Après avoir résumé le film avec beaucoup de mauvaise foi, je vais tenter d'expliquer ce qui m'a particulièrement énervé dans ce film. Je ne suis pas un grand spécialiste de Godard, j'ai juste vu A bout de souffle, Vivre sa Vie et surtout Pierrot le Fou, auquel je voue un véritable culte. J'attendais donc beaucoup du Mépris, surtout parce qu'il était dans la période "abordable" de Godard, en gros avant qu'il ne clame: "je ne veux pas finir comme Truffaut, réalisateur odieusement populaire, je veux faire des films intellectualisants et éprouvants qui fassent 9.000 entrées dont la moitié sur Paris avec des noms impossibles" - franchement, suis-je le seul à être allergique au titre Film Socialisme ? Le Mépris, à mes yeux, regroupe en un film tout ce qui est horripilant dans le cinéma d'auteur français: scénario fluet, dialogues abscons, jeu d'acteur "réaliste" qui paradoxalement donne l'effet d'être totalement artificiel (38 témoins, suivez mon regard), personnages qui jouent leur propre rôle – coucou Tonton Fritz ! - et surtout, surtout cette musique lancinante qui doit revenir bien vingt fois dans le film, pour prouver que, bordel, c'est du sérieux, on parle d'un amour qui s’érode, c'est l'histoire de tous les couples, voire de toute l'humanité, vous êtes prévenus. A mesure que le film se déroulait – ou plutôt, roulait avec la subtilité d'un tractopelle – je n'ai pas pu m'empêcher de penser à la Potiche de François Pérusse et au Doutage des Inconnus.

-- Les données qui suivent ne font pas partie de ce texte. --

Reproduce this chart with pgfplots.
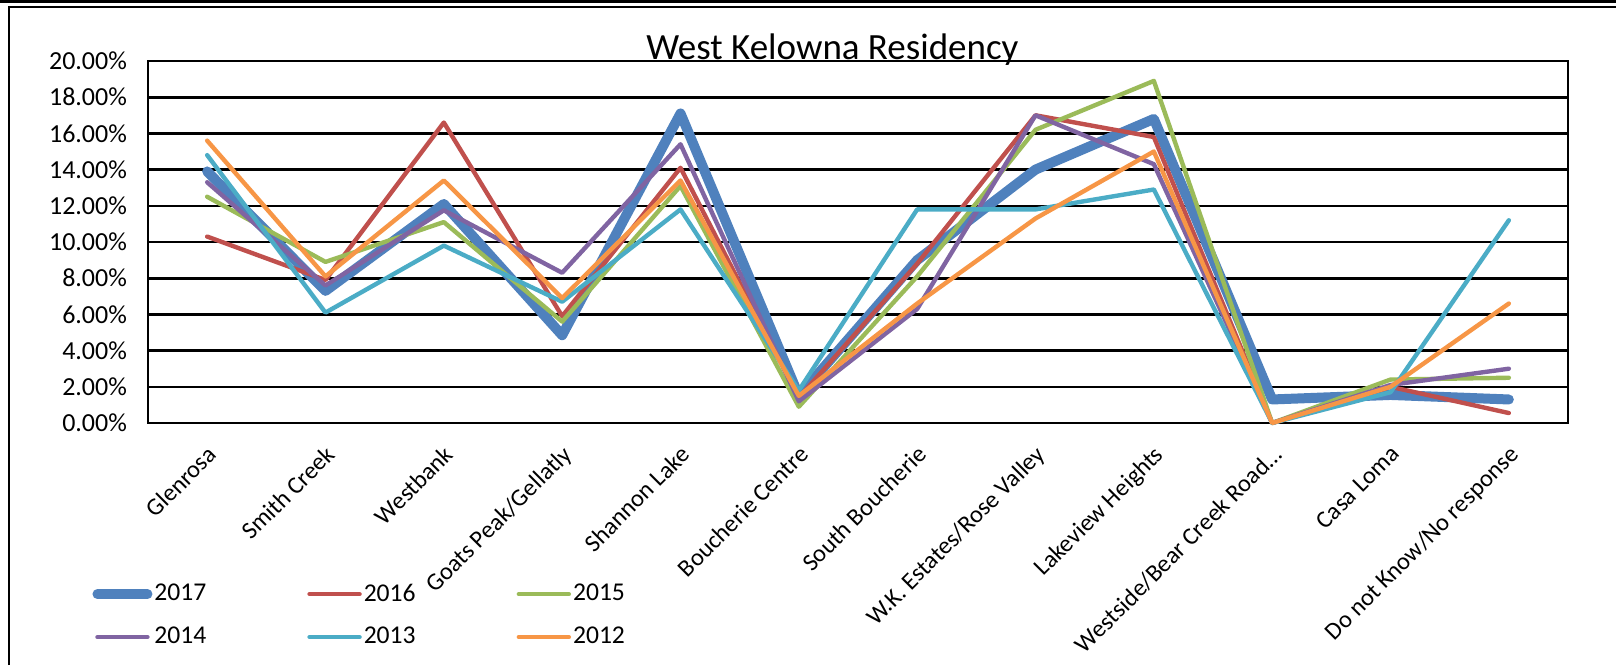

Pour les avoir vus avant, j'ai pensé le film par rapport aux sketchs, ce qui prouve que je n'ai sans doute pas été le seul à souffrir devant des films estampillés "chef-d’œuvres français inattaquables". Je n'ai pas du tout été convaincu par Brigitte Bardot, qui m'a plus agacé qu'autre chose – c'est son rôle, d'accord, mais certaines actrices m'agacent avec ravissement. Un des dialogues entre Bardot et Piccoli résume assez bien le film:

 "- Je ne t'aime plus.
- Oui, j'ai compris, mais pourquoi me méprises-tu ?
- Ça, je ne te le dirai jamais !"

Un mystère sur lequel repose tout le film, mystère dont je me suis foutu éperdument tant j'avais hâte que Brigitte Bardot disparaisse de l'écran qu’Anna Karina apparaisse et se barre en virée avec Bebel. Le Mépris, ou comment se tromper de film.